The Community Dialogue Project

Our Aims

In 2007 the East Midlands PCTs' Chief Executives recognised the need in the changing climate to find new and innovative ways to engage their populations in the commissioning and delivery of services or approaches to improving and managing health. They shared the belief that supporting people to provide solutions to their health and care needs would be the only way to deal with the rising tide of health issues that are forecast. This project was commissioned across two PCT's to explore and pilot the use of the co-production and co-creation approaches to health and to provide frameworks for use across the region to implement this approach.

There was also the realisation that there is good alignment between what is required in co-production and the World Class Commissioning competencies.
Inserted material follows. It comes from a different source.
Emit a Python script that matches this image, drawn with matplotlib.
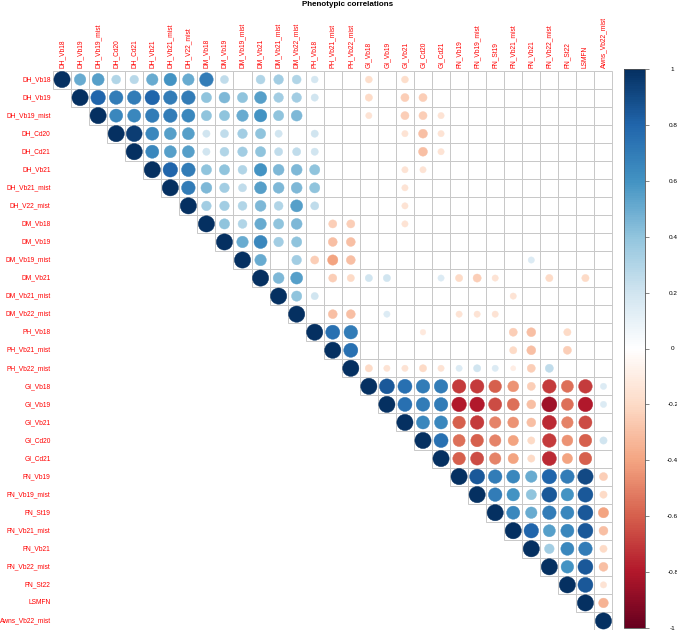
import numpy as np
import matplotlib
matplotlib.use("Agg")
import matplotlib.pyplot as plt
from matplotlib.colors import LinearSegmentedColormap, Normalize
from matplotlib.patches import Circle, Rectangle
from matplotlib.cm import ScalarMappable

plt.rcParams["font.family"] = ["Liberation Sans", "DejaVu Sans"]

N = None

traits = ["DH_Vb18", "DH_Vb19", "DH_Vb19_mist", "DH_Cd20", "DH_Cd21", "DH_Vb21",
          "DH_Vb21_mist", "DH_V22_mist", "DM_Vb18", "DM_Vb19", "DM_Vb19_mist",
          "DM_Vb21", "DM_Vb21_mist", "DM_Vb22_mist", "PH_Vb18", "PH_Vb21_mist",
          "PH_Vb22_mist", "GI_Vb18", "GI_Vb19", "GI_Vb21", "GI_Cd20", "GI_Cd21",
          "FN_Vb19", "FN_Vb19_mist", "FN_St19", "FN_Vb21_mist", "FN_Vb21",
          "FN_Vb22_mist", "FN_St22", "LSMFN", "Awns_Vb22_mist"]

# upper triangle, each row starts at the diagonal; None = not significant (blank)
upper = [
    [1, .5, .55, .3, .28, .5, .6, .5, .7, .25, N, .3, .35, .3, .18, N, N, -.18, N, -.18] + [N] * 11,
    [1, .8, .7, .7, .8, .7, .7, .4, .45, .4, .55, .35, .35, .2, N, N, -.2, N, -.25, -.25] + [N] * 10,
    [1, .65, .65, .7, .7, .65, .4, .4, .5, .6, .4, .45, N, N, N, -.15, N, -.25, -.25, -.15] + [N] * 9,
    [1, .95, .65, .55, .55, .2, .25, .35, .4, .2, N, .2, N, N, N, N, -.15, -.3, -.15] + [N] * 9,
    [1, .65, .55, .55, .2, .3, .35, .4, .25, .25, .2, N, N, N, N, N, -.3, -.15] + [N] * 9,
    [1, .8, .7, .4, .4, .3, .6, .45, .45, .4, N, N, N, N, -.15, -.15] + [N] * 10,
    [1, .7, .45, .35, .25, .55, .45, .45, .4, N, N, N, N, -.15] + [N] * 11,
    [1, .35, .35, .3, .45, .3, .55, .25, N, N, N, N, -.15] + [N] * 11,
    [1, .4, .3, .5, .4, .45, N, -.25, -.25, N, N, -.15] + [N] * 11,
    [1, .5, .65, .35, .4, N, -.3, -.3] + [N] * 14,
    [1, .5, N, .35, -.25, -.4, -.3, N, N, N, N, N, N, N, N, N, .15, N, N, N, N],
    [1, .45, .55, N, -.25, -.2, .2, .2, N, N, .15, -.2, -.25, -.15, N, N, -.2, N, -.2, N],
    [1, .4, .2] + [N] * 10 + [-.15] + [N] * 5,
    [1, N, -.3, -.3, N, .15, N, N, N, -.15, -.15, -.15] + [N] * 6,
    [1, .75, .7, N, N, N, -.12, N, N, N, N, -.25, -.3, N, -.2, N, N],
    [1, .75] + [N] * 8 + [-.2, -.3, N, -.25, N, N],
    [1, -.2, -.15, -.15, -.2, -.15, .15, .2, .15, -.1, -.25, .25, N, N, N],
    [1, .85, .75, .7, .7, -.7, -.7, -.6, -.45, -.25, -.7, -.55, -.7, .15],
    [1, .75, .7, .7, -.8, -.8, -.65, -.55, -.3, -.85, -.55, -.8, .15],
    [1, .65, .65, -.6, -.7, -.5, -.45, -.3, -.75, -.5, -.65, N],
    [1, .75, -.55, -.6, -.5, -.4, -.2, -.7, -.45, -.6, .2],
    [1, -.6, -.65, -.5, -.4, -.2, -.75, -.4, -.6, N],
    [1, .85, .7, .65, .5, .8, .7, .9, -.25],
    [1, .7, .6, .4, .85, .6, .85, -.2],
    [1, .65, .5, .7, .65, .85, -.4],
    [1, .8, .55, .65, .85, -.3],
    [1, .35, .65, .7, -.2],
    [1, .6, .85, -.3],
    [1, .85, -.15],
    [1, -.35],
    [1],
]

cbar_ticks = [1, 0.8, 0.6, 0.4, 0.2, 0, -0.2, -0.4, -0.6, -0.8, -1]

# corrplot RdBu palette
cmap = LinearSegmentedColormap.from_list(
    "corr", ["#67001F", "#B2182B", "#D6604D", "#F4A582", "#FDDBC7", "#FFFFFF",
             "#D1E5F0", "#92C5DE", "#4393C3", "#2166AC", "#053061"])
norm = Normalize(-1, 1)

W, H = 677, 632
fig = plt.figure(figsize=(W / 100, H / 100), dpi=100)
n = len(traits)
gx0, gx1, gy0, gy1 = 53, 612.5, 70.5, 630
ax = fig.add_axes([gx0 / W, 1 - gy1 / H, (gx1 - gx0) / W, (gy1 - gy0) / H])
ax.set_xlim(0, n)
ax.set_ylim(n, 0)
ax.axis("off")

for i, row in enumerate(upper):
    for k, r in enumerate(row):
        j = i + k
        ax.add_patch(Rectangle((j, i), 1, 1, fill=False, ec="#c8c8c8", lw=0.7))
        if r is None:
            continue
        c = cmap(norm(r))
        ax.add_patch(Circle((j + 0.5, i + 0.5), 0.9 * np.sqrt(abs(r)) / 2,
                            fc=c, ec=c, lw=0.3))

for j, t in enumerate(traits):
    ax.text(j + 0.5, -0.15, t, rotation=90, ha="center", va="bottom",
            color="red", fontsize=4.8, clip_on=False)
    ax.text(-0.13, j + 0.5, t, ha="right", va="center",
            color="red", fontsize=4.8, clip_on=False)

fig.text(347.5 / W, 1 - 5 / H, "Phenotypic correlations", ha="center", va="center",
         fontsize=5.8, fontweight="bold")

cax = fig.add_axes([624 / W, 1 - 628 / H, 21 / W, 559 / H])
cb = fig.colorbar(ScalarMappable(norm=norm, cmap=cmap), cax=cax)
cb.set_ticks(cbar_ticks)
cb.set_ticklabels([f"{v:g}".replace("\u2212", "-") for v in cbar_ticks])
cb.outline.set_linewidth(0.6)
cb.outline.set_edgecolor("#555555")
cax.tick_params(length=3, width=0.5, labelsize=4.6, pad=17, color="#555555")
for lab in cax.get_yticklabels():
    lab.set_ha("center")

fig.savefig("out.png", dpi=100)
This project provided a way in which to explore and embed those competencies in the work being undertaken.

The background research considered was Edgar Cahn's "No more throw away people", 2000, which suggests that co-produced services are the only way to deal successfully with the near-epidemic proportions of long term conditions.

The NICE guidance "Community Engagement to Improve Health" (2008) outlines Popays model (2006) which demonstrates the positive impact of co-production on improving health outcomes and reducing health inequality.

Significant research on self-efficacy underpinning their Co-creating Health Project is cited by the Health Foundation, this was considered alongside concepts relating to the creation of Social Capital as discussed by Robert D Putman in 1993.

The following aims and objectives were set for the project:

  1. Develop and produce a framework for co-creating solutions with communities, following the dialogue process, undertaken within the context of resource allocation/prioritisation.
  2. Develop, pilot and iterate a tool to evaluate what the people living in communities think of the engagement processes and what they would consider to be improvements in health.
  3. A document describing the process developed during the pilot and the lessons learnt.
  4. Produce a toolkit - Information, work plans, methodologies, check lists, templates etc, and ‘how-to-do' guides based on project work (to be used for roll-out to other East Midlands PCTs) on what interventions work best in which scenarios, work plans etc.
  5. Guidelines on how to frame the dialogue within the context of resource allocation/prioritisation, not just asking communities what it is they want.
  6. Guidelines on how PCTs can move from pilot projects to a systemised approach across the communities served by the PCT.